Edit: thanks to Mike Arthur for letting me remember I got the phrase wrong, the permalink will have to stay wrong to avoid confusion though :/
So today’s news are that a bunch of people who never seemed to care about ALSA (sorry Tony but iirc you said that yourself) now will be the new ALSA maintainers. And their first action is to flush down the toilet the months of work I’ve put in making sure that the official alsa-driver package works.
Okay, well, their responsibility.. but again, what about those people who need to use alsa-driver? While Josh (nightmorph) agrees that it’s more than 2.4, Daniel seems to care about it just for 2.4 and those few extra drivers on it. Tell you what: neither my boxes can run in-kernel ALSA, as they both die with it.
And has any of them tried to contact me? I told to them already that the ALSA maintainer’s guide is incomplete, were they able to fill the gaps that I haven’t been able to update before leaving without asking? Maybe.
But with all due respect, Steve wasn’t able to find time to proxy-commit the ebuilds I already prepared for ALSA, Petteri did it.
Do they know about the six bugs that I’ve opened on the ALSA bugs tracker that are patched in Gentoo?
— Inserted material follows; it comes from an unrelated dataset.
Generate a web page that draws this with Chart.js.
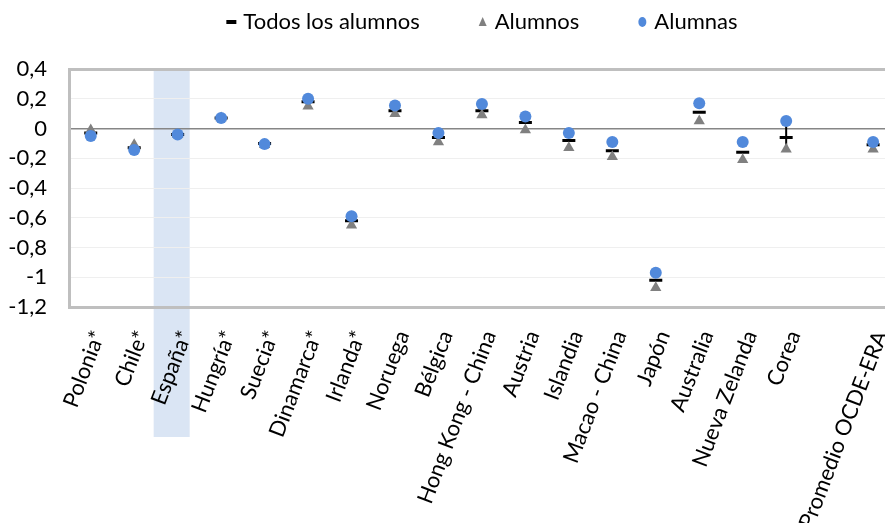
<!DOCTYPE html>
<html>
<head>
<meta charset="utf-8">
<script src="https://cdn.jsdelivr.net/npm/chart.js@4/dist/chart.umd.min.js"></script>
<style>
  body { margin: 0; overflow: hidden; background: #fff; }
  #grafico { position: absolute; left: 0; top: 0; }
</style>
</head>
<body>
<canvas id="grafico" width="918" height="523"></canvas>
<script>
const categorias = ["Polonia*", "Chile*", "España*", "Hungría*", "Suecia*", "Dinamarca*", "Irlanda*",
  "Noruega", "Bélgica", "Hong Kong - China", "Austria", "Islandia", "Macao - China", "Japón",
  "Australia", "Nueva Zelanda", "Corea", "", "Promedio OCDE-ERA"];
const todos = [-0.03, -0.13, -0.04, 0.07, -0.10, 0.18, -0.62, 0.12, -0.06, 0.12, 0.04, -0.08, -0.15, -1.02, 0.11, -0.16, -0.06, null, -0.11];
const alumnos = [-0.01, -0.11, -0.04, 0.07, -0.11, 0.15, -0.65, 0.10, -0.09, 0.09, -0.01, -0.13, -0.19, -1.07, 0.05, -0.21, -0.14, null, -0.14];
const alumnas = [-0.05, -0.145, -0.04, 0.07, -0.105, 0.20, -0.59, 0.155, -0.03, 0.165, 0.08, -0.03, -0.09, -0.97, 0.17, -0.09, 0.05, null, -0.09];
const destacado = "España*";
const conLinea = "Corea";
const yTicks = [0.4, 0.2, 0, -0.2, -0.4, -0.6, -0.8, -1, -1.2];

const FUENTE = "Lato, 'Open Sans', sans-serif";
const AZUL = "#5189db";
const GRIS = "#808080";

const iCorea = categorias.indexOf(conLinea);
const lineaCorea = [
  { x: conLinea, y: alumnas[iCorea] },
  { x: conLinea, y: alumnos[iCorea] }
];

const fmt = (v) => String(Math.round(v * 10) / 10).replace(".", ",");

// banda azul detras de España
const banda = {
  id: "banda",
  beforeDraw(chart) {
    const { ctx, chartArea } = chart;
    const x = chart.scales.x.getPixelForValue(categorias.indexOf(destacado));
    ctx.save();
    ctx.fillStyle = "#dae5f4";
    ctx.fillRect(x - 24, chartArea.top, 36, 437 - chartArea.top);
    ctx.restore();
  }
};

// leyenda propia centrada sobre el area de trazado
const leyenda = {
  id: "leyenda",
  afterDraw(chart) {
    const { ctx, chartArea } = chart;
    const items = [
      { txt: "Todos los alumnos", tipo: "dash" },
      { txt: "Alumnos", tipo: "tri" },
      { txt: "Alumnas", tipo: "circ" }
    ];
    ctx.save();
    ctx.font = "22px " + FUENTE;
    ctx.textBaseline = "middle";
    const marca = 10, sep = 7, hueco = 58;
    let total = 0;
    items.forEach((it, i) => {
      it.w = ctx.measureText(it.txt).width;
      total += marca + sep + it.w + (i ? hueco : 0);
    });
    let x = (chartArea.left + chartArea.right) / 2 - total / 2;
    const y = 22;
    items.forEach((it) => {
      const cx = x + marca / 2;
      if (it.tipo === "dash") {
        ctx.fillStyle = "#000";
        ctx.fillRect(x, y - 2, marca, 4);
      } else if (it.tipo === "tri") {
        ctx.fillStyle = GRIS;
        ctx.beginPath();
        ctx.moveTo(cx, y - 5);
        ctx.lineTo(cx + 4, y + 4);
        ctx.lineTo(cx - 4, y + 4);
        ctx.closePath();
        ctx.fill();
      } else {
        ctx.fillStyle = AZUL;
        ctx.beginPath();
        ctx.ellipse(cx, y, 4, 5, 0, 0, Math.PI * 2);
        ctx.fill();
      }
      ctx.fillStyle = "#000";
      ctx.fillText(it.txt, x + marca + sep, y);
      x += marca + sep + it.w + hueco;
    });
    ctx.restore();
  }
};

new Chart(document.getElementById("grafico"), {
  type: "line",
  data: {
    labels: categorias,
    datasets: [
      {
        label: "Alumnas",
        data: alumnas,
        showLine: false,
        pointStyle: "circle",
        pointRadius: 6,
        pointBackgroundColor: AZUL,
        pointBorderColor: AZUL,
        pointBorderWidth: 0,
        order: 0
      },
      {
        label: "Alumnos",
        data: alumnos,
        showLine: false,
        pointStyle: "triangle",
        pointRadius: 6.5,
        pointBackgroundColor: GRIS,
        pointBorderColor: GRIS,
        pointBorderWidth: 0,
        order: 1
      },
      {
        label: "Todos los alumnos",
        data: todos,
        showLine: false,
        pointStyle: "line",
        pointRadius: 6.5,
        pointBorderColor: "#000",
        pointBorderWidth: 3,
        order: 2
      },
      {
        label: "linea",
        data: lineaCorea,
        borderColor: "#000",
        borderWidth: 2,
        pointRadius: 0,
        order: 3
      }
    ]
  },
  options: {
    responsive: false,
    animation: false,
    layout: { padding: { top: 69, left: 0, right: 7, bottom: 0 } },
    plugins: {
      legend: { display: false },
      tooltip: { enabled: false }
    },
    scales: {
      x: {
        offset: true,
        grid: { display: false, drawTicks: false },
        border: { color: "#bfbfbf", width: 3 },
        afterFit(scale) { scale.height = 216; },
        ticks: {
          autoSkip: false,
          minRotation: 69,
          maxRotation: 69,
          padding: 20,
          labelOffset: 8,
          color: "#000",
          font: { family: FUENTE, size: 22 }
        }
      },
      y: {
        min: -1.2,
        max: 0.4,
        afterFit(scale) { scale.width = 69; },
        afterBuildTicks(scale) { scale.ticks = yTicks.map((v) => ({ value: v })); },
        grid: {
          drawTicks: false,
          color: (c) => c.tick.value === 0 ? "#868686" : (c.tick.value === 0.4 ? "#bfbfbf" : "#efefef"),
          lineWidth: (c) => c.tick.value === 0 ? 1.5 : (c.tick.value === 0.4 ? 3 : 1)
        },
        border: { color: "#bfbfbf", width: 3 },
        ticks: {
          padding: 22,
          color: "#000",
          font: { family: FUENTE, size: 22 },
          callback: (v) => fmt(v)
        }
      }
    }
  },
  plugins: [banda, leyenda]
});
</script>
</body>
</html>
For the way it has been handled, I do think Daniel is just trying to get revenge for my handling of ALSA, sorry Daniel, I respect you, but you’re dead set on the wrong way to see the issue this time. And I’m pretty sure that it will create problems.
I don’t think I handled ALSA all that bad, I didn’t get any help by any other developer, and Daniel tried to push me off track once or twice, but there weren’t many users complaining about ALSA not working… while we all know what happened on the 1.0.8 to 1.0.9 update (or do we? rather, do they? I was there, not sure where they were on that one); genstef failed already once trying to take over ALSA from me, by the way, and if it wasn’t for my proxied commit, ALSA 1.0.14_rc3 wouldn’t have been in the tree most likely (released 6 March, my ebuild was ready on 7th, Petteri committed it at 17 March after leaving some time to see if someone else was going to pick it up).
Anyway, with the future in hands of those devs, I think I won’t restrain myself from saying “I told you so” when, in a couple of months, you’ll hear users complaining about their VIA82xx card or their HDA card not working. Bets are open on when the first signs of something broken will appear.
Oh, someone in there is going to actually take care of what I left incomplete (ld10k1 init script), or is that not cool enough?